● Dataset content:

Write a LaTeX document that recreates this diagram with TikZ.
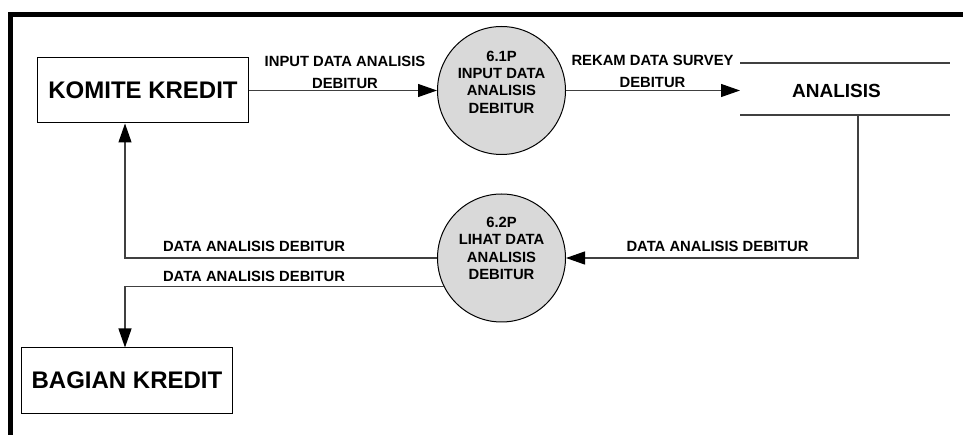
\documentclass[tikz,border=0pt]{standalone}
\usepackage{fontspec}
\setmainfont{Liberation Sans}
\usetikzlibrary{arrows.meta,calc}
\definecolor{linegray}{HTML}{404040}
\definecolor{procfill}{HTML}{D9D9D9}
\tikzset{
  entity/.style={draw=black,line width=1bp,minimum width=210bp,minimum height=65bp,inner sep=0pt,font=\fontsize{24bp}{28bp}\selectfont\bfseries},
  proc/.style={circle,draw=black,line width=1bp,fill=procfill,minimum size=128bp,inner sep=0pt},
  proctext/.style={align=center,inner sep=0pt,font=\fontsize{14.8bp}{17.3bp}\selectfont\bfseries},
  flowlabel/.style={align=center,inner sep=0pt,font=\fontsize{14.8bp}{22bp}\selectfont\bfseries},
  flow/.style={draw=linegray,line width=1.2bp,-{Triangle[length=19bp,width=13bp,color=black,fill=black]}},
  storeline/.style={draw=linegray,line width=1.2bp},
}
\begin{document}
\begin{tikzpicture}[x=1bp,y=-1bp]
\useasboundingbox (0,0) rectangle (963,435);
% frame
\draw[line width=5bp] (10.5,440) -- (10.5,14.5) -- (970,14.5);
% entities
\node[entity] (kk) at (143,90.5) {KOMITE KREDIT};
\node[entity] (bk) at (127,380.5) {BAGIAN KREDIT};
% processes
\node[proc] (p1) at (501.5,90.5) {};
\node[proctext] (p1t) at (501.5,82) {6.1P\\INPUT DATA\\ANALISIS\\DEBITUR};
\node[proc] (p2) at (501.5,258) {};
\node[proctext] (p2t) at (501.5,248.5) {6.2P\\LIHAT DATA\\ANALISIS\\DEBITUR};
% data store
\coordinate (dsw) at (740,90.5);
\node[inner sep=0pt,font=\fontsize{19bp}{22bp}\selectfont\bfseries] (ds) at (836.5,91) {ANALISIS};
\coordinate (dstl) at (740,63);
\coordinate (dstr) at (950,63);
\coordinate (dsbl) at (740,115);
\coordinate (dsbr) at (950,115);
\coordinate (dsout) at (858,115);
\draw[storeline] (dstl) -- (dstr);
\draw[storeline] (dsbl) -- (dsbr);
% flows
\draw[flow] (kk.east) -- (p1.west);
\draw[flow] (p1.east) -- (dsw);
\draw[flow] (dsout) |- (p2.east);
\draw[flow] (p2.west) -| ([xshift=87.5bp]kk.south west);
\draw[flow] (p2.206) -| ([xshift=103.5bp]bk.north west);
% labels
\node[flowlabel] (l1) at (345,72) {INPUT DATA ANALISIS\\DEBITUR};
\node[flowlabel] (l2) at (652.5,71.5) {REKAM DATA SURVEY\\DEBITUR};
\node[flowlabel] (l3) at (717.5,246) {DATA ANALISIS DEBITUR};
\node[flowlabel] (l4) at (254,246) {DATA ANALISIS DEBITUR};
\node[flowlabel] (l5) at (254,276) {DATA ANALISIS DEBITUR};
\end{tikzpicture}
\end{document}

● Directions: Repeat the material verbatim. Do not carry over any picture.

● Final answer:
Write a LaTeX document that recreates this diagram with TikZ.
\documentclass[tikz,border=0pt]{standalone}
\usepackage{fontspec}
\setmainfont{Liberation Sans}
\usetikzlibrary{arrows.meta,calc}
\definecolor{linegray}{HTML}{404040}
\definecolor{procfill}{HTML}{D9D9D9}
\tikzset{
  entity/.style={draw=black,line width=1bp,minimum width=210bp,minimum height=65bp,inner sep=0pt,font=\fontsize{24bp}{28bp}\selectfont\bfseries},
  proc/.style={circle,draw=black,line width=1bp,fill=procfill,minimum size=128bp,inner sep=0pt},
  proctext/.style={align=center,inner sep=0pt,font=\fontsize{14.8bp}{17.3bp}\selectfont\bfseries},
  flowlabel/.style={align=center,inner sep=0pt,font=\fontsize{14.8bp}{22bp}\selectfont\bfseries},
  flow/.style={draw=linegray,line width=1.2bp,-{Triangle[length=19bp,width=13bp,color=black,fill=black]}},
  storeline/.style={draw=linegray,line width=1.2bp},
}
\begin{document}
\begin{tikzpicture}[x=1bp,y=-1bp]
\useasboundingbox (0,0) rectangle (963,435);
% frame
\draw[line width=5bp] (10.5,440) -- (10.5,14.5) -- (970,14.5);
% entities
\node[entity] (kk) at (143,90.5) {KOMITE KREDIT};
\node[entity] (bk) at (127,380.5) {BAGIAN KREDIT};
% processes
\node[proc] (p1) at (501.5,90.5) {};
\node[proctext] (p1t) at (501.5,82) {6.1P\\INPUT DATA\\ANALISIS\\DEBITUR};
\node[proc] (p2) at (501.5,258) {};
\node[proctext] (p2t) at (501.5,248.5) {6.2P\\LIHAT DATA\\ANALISIS\\DEBITUR};
% data store
\coordinate (dsw) at (740,90.5);
\node[inner sep=0pt,font=\fontsize{19bp}{22bp}\selectfont\bfseries] (ds) at (836.5,91) {ANALISIS};
\coordinate (dstl) at (740,63);
\coordinate (dstr) at (950,63);
\coordinate (dsbl) at (740,115);
\coordinate (dsbr) at (950,115);
\coordinate (dsout) at (858,115);
\draw[storeline] (dstl) -- (dstr);
\draw[storeline] (dsbl) -- (dsbr);
% flows
\draw[flow] (kk.east) -- (p1.west);
\draw[flow] (p1.east) -- (dsw);
\draw[flow] (dsout) |- (p2.east);
\draw[flow] (p2.west) -| ([xshift=87.5bp]kk.south west);
\draw[flow] (p2.206) -| ([xshift=103.5bp]bk.north west);
% labels
\node[flowlabel] (l1) at (345,72) {INPUT DATA ANALISIS\\DEBITUR};
\node[flowlabel] (l2) at (652.5,71.5) {REKAM DATA SURVEY\\DEBITUR};
\node[flowlabel] (l3) at (717.5,246) {DATA ANALISIS DEBITUR};
\node[flowlabel] (l4) at (254,246) {DATA ANALISIS DEBITUR};
\node[flowlabel] (l5) at (254,276) {DATA ANALISIS DEBITUR};
\end{tikzpicture}
\end{document}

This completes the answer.